> **Job**: Leave out the images; return the rest of the data exactly.

────────────────────────────────────────

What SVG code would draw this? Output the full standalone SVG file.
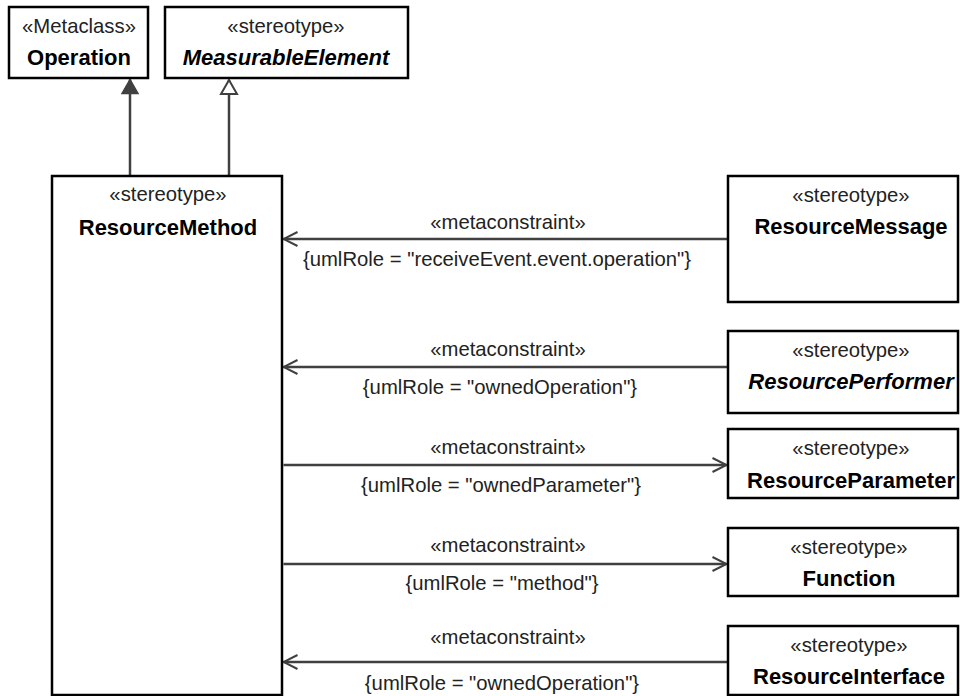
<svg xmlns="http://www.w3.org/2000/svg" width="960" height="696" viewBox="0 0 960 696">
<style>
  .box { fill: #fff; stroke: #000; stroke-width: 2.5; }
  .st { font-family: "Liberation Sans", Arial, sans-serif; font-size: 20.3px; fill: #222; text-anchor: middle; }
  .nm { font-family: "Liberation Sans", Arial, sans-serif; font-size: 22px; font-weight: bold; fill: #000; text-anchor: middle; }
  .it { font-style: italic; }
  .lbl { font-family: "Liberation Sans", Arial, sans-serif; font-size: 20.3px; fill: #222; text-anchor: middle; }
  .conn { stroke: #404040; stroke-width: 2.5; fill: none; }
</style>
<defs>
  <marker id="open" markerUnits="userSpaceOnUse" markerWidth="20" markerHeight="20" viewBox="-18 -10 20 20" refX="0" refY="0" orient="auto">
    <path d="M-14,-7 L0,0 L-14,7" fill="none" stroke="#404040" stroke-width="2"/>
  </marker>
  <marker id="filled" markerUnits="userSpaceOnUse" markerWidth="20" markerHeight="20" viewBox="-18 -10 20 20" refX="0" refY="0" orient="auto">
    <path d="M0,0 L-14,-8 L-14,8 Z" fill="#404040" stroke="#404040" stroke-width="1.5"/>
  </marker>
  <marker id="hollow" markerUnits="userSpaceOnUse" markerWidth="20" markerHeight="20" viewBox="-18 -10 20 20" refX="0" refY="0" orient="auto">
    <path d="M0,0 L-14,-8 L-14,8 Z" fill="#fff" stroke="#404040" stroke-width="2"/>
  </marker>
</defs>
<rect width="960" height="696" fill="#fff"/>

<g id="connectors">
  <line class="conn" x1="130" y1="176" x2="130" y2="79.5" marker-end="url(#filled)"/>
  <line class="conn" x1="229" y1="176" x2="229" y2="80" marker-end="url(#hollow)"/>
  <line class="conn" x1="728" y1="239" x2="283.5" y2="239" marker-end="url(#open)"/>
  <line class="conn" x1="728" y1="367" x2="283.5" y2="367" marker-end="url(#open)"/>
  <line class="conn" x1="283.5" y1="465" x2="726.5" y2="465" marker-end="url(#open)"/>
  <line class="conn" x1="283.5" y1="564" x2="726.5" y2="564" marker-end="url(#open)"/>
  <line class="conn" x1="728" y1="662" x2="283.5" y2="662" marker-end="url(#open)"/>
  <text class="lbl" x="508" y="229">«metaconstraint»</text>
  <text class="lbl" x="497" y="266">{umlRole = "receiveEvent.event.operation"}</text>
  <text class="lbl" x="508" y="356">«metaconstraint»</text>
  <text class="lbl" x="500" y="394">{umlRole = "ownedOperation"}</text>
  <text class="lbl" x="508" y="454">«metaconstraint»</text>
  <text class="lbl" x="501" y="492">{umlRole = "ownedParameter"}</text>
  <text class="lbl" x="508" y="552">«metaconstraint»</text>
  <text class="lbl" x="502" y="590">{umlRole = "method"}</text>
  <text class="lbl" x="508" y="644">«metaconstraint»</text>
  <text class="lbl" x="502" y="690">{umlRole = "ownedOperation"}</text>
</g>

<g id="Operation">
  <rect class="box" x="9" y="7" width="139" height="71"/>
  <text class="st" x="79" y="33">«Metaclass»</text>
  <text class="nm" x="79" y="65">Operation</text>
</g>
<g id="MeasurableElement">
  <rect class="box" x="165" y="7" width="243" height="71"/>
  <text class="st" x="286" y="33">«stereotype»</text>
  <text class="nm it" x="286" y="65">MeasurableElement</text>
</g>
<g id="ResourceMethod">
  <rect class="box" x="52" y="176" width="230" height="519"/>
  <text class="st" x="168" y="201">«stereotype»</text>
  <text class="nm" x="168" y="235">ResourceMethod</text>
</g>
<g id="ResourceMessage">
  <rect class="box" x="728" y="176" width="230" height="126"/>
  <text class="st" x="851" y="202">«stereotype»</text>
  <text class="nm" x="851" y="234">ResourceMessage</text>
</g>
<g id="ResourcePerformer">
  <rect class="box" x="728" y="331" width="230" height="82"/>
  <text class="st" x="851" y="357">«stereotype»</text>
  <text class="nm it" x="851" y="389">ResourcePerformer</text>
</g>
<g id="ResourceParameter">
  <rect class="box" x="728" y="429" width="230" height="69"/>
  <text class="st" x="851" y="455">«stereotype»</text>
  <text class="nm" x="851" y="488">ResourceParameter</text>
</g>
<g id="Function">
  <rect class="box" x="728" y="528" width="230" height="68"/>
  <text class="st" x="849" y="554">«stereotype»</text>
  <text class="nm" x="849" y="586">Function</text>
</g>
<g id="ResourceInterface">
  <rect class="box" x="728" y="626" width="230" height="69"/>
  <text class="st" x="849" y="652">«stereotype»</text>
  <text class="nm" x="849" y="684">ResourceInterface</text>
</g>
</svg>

────────────────────────────────────────

> **Exercise result**:
What SVG code would draw this? Output the full standalone SVG file.
<svg xmlns="http://www.w3.org/2000/svg" width="960" height="696" viewBox="0 0 960 696">
<style>
  .box { fill: #fff; stroke: #000; stroke-width: 2.5; }
  .st { font-family: "Liberation Sans", Arial, sans-serif; font-size: 20.3px; fill: #222; text-anchor: middle; }
  .nm { font-family: "Liberation Sans", Arial, sans-serif; font-size: 22px; font-weight: bold; fill: #000; text-anchor: middle; }
  .it { font-style: italic; }
  .lbl { font-family: "Liberation Sans", Arial, sans-serif; font-size: 20.3px; fill: #222; text-anchor: middle; }
  .conn { stroke: #404040; stroke-width: 2.5; fill: none; }
</style>
<defs>
  <marker id="open" markerUnits="userSpaceOnUse" markerWidth="20" markerHeight="20" viewBox="-18 -10 20 20" refX="0" refY="0" orient="auto">
    <path d="M-14,-7 L0,0 L-14,7" fill="none" stroke="#404040" stroke-width="2"/>
  </marker>
  <marker id="filled" markerUnits="userSpaceOnUse" markerWidth="20" markerHeight="20" viewBox="-18 -10 20 20" refX="0" refY="0" orient="auto">
    <path d="M0,0 L-14,-8 L-14,8 Z" fill="#404040" stroke="#404040" stroke-width="1.5"/>
  </marker>
  <marker id="hollow" markerUnits="userSpaceOnUse" markerWidth="20" markerHeight="20" viewBox="-18 -10 20 20" refX="0" refY="0" orient="auto">
    <path d="M0,0 L-14,-8 L-14,8 Z" fill="#fff" stroke="#404040" stroke-width="2"/>
  </marker>
</defs>
<rect width="960" height="696" fill="#fff"/>

<g id="connectors">
  <line class="conn" x1="130" y1="176" x2="130" y2="79.5" marker-end="url(#filled)"/>
  <line class="conn" x1="229" y1="176" x2="229" y2="80" marker-end="url(#hollow)"/>
  <line class="conn" x1="728" y1="239" x2="283.5" y2="239" marker-end="url(#open)"/>
  <line class="conn" x1="728" y1="367" x2="283.5" y2="367" marker-end="url(#open)"/>
  <line class="conn" x1="283.5" y1="465" x2="726.5" y2="465" marker-end="url(#open)"/>
  <line class="conn" x1="283.5" y1="564" x2="726.5" y2="564" marker-end="url(#open)"/>
  <line class="conn" x1="728" y1="662" x2="283.5" y2="662" marker-end="url(#open)"/>
  <text class="lbl" x="508" y="229">«metaconstraint»</text>
  <text class="lbl" x="497" y="266">{umlRole = "receiveEvent.event.operation"}</text>
  <text class="lbl" x="508" y="356">«metaconstraint»</text>
  <text class="lbl" x="500" y="394">{umlRole = "ownedOperation"}</text>
  <text class="lbl" x="508" y="454">«metaconstraint»</text>
  <text class="lbl" x="501" y="492">{umlRole = "ownedParameter"}</text>
  <text class="lbl" x="508" y="552">«metaconstraint»</text>
  <text class="lbl" x="502" y="590">{umlRole = "method"}</text>
  <text class="lbl" x="508" y="644">«metaconstraint»</text>
  <text class="lbl" x="502" y="690">{umlRole = "ownedOperation"}</text>
</g>

<g id="Operation">
  <rect class="box" x="9" y="7" width="139" height="71"/>
  <text class="st" x="79" y="33">«Metaclass»</text>
  <text class="nm" x="79" y="65">Operation</text>
</g>
<g id="MeasurableElement">
  <rect class="box" x="165" y="7" width="243" height="71"/>
  <text class="st" x="286" y="33">«stereotype»</text>
  <text class="nm it" x="286" y="65">MeasurableElement</text>
</g>
<g id="ResourceMethod">
  <rect class="box" x="52" y="176" width="230" height="519"/>
  <text class="st" x="168" y="201">«stereotype»</text>
  <text class="nm" x="168" y="235">ResourceMethod</text>
</g>
<g id="ResourceMessage">
  <rect class="box" x="728" y="176" width="230" height="126"/>
  <text class="st" x="851" y="202">«stereotype»</text>
  <text class="nm" x="851" y="234">ResourceMessage</text>
</g>
<g id="ResourcePerformer">
  <rect class="box" x="728" y="331" width="230" height="82"/>
  <text class="st" x="851" y="357">«stereotype»</text>
  <text class="nm it" x="851" y="389">ResourcePerformer</text>
</g>
<g id="ResourceParameter">
  <rect class="box" x="728" y="429" width="230" height="69"/>
  <text class="st" x="851" y="455">«stereotype»</text>
  <text class="nm" x="851" y="488">ResourceParameter</text>
</g>
<g id="Function">
  <rect class="box" x="728" y="528" width="230" height="68"/>
  <text class="st" x="849" y="554">«stereotype»</text>
  <text class="nm" x="849" y="586">Function</text>
</g>
<g id="ResourceInterface">
  <rect class="box" x="728" y="626" width="230" height="69"/>
  <text class="st" x="849" y="652">«stereotype»</text>
  <text class="nm" x="849" y="684">ResourceInterface</text>
</g>
</svg>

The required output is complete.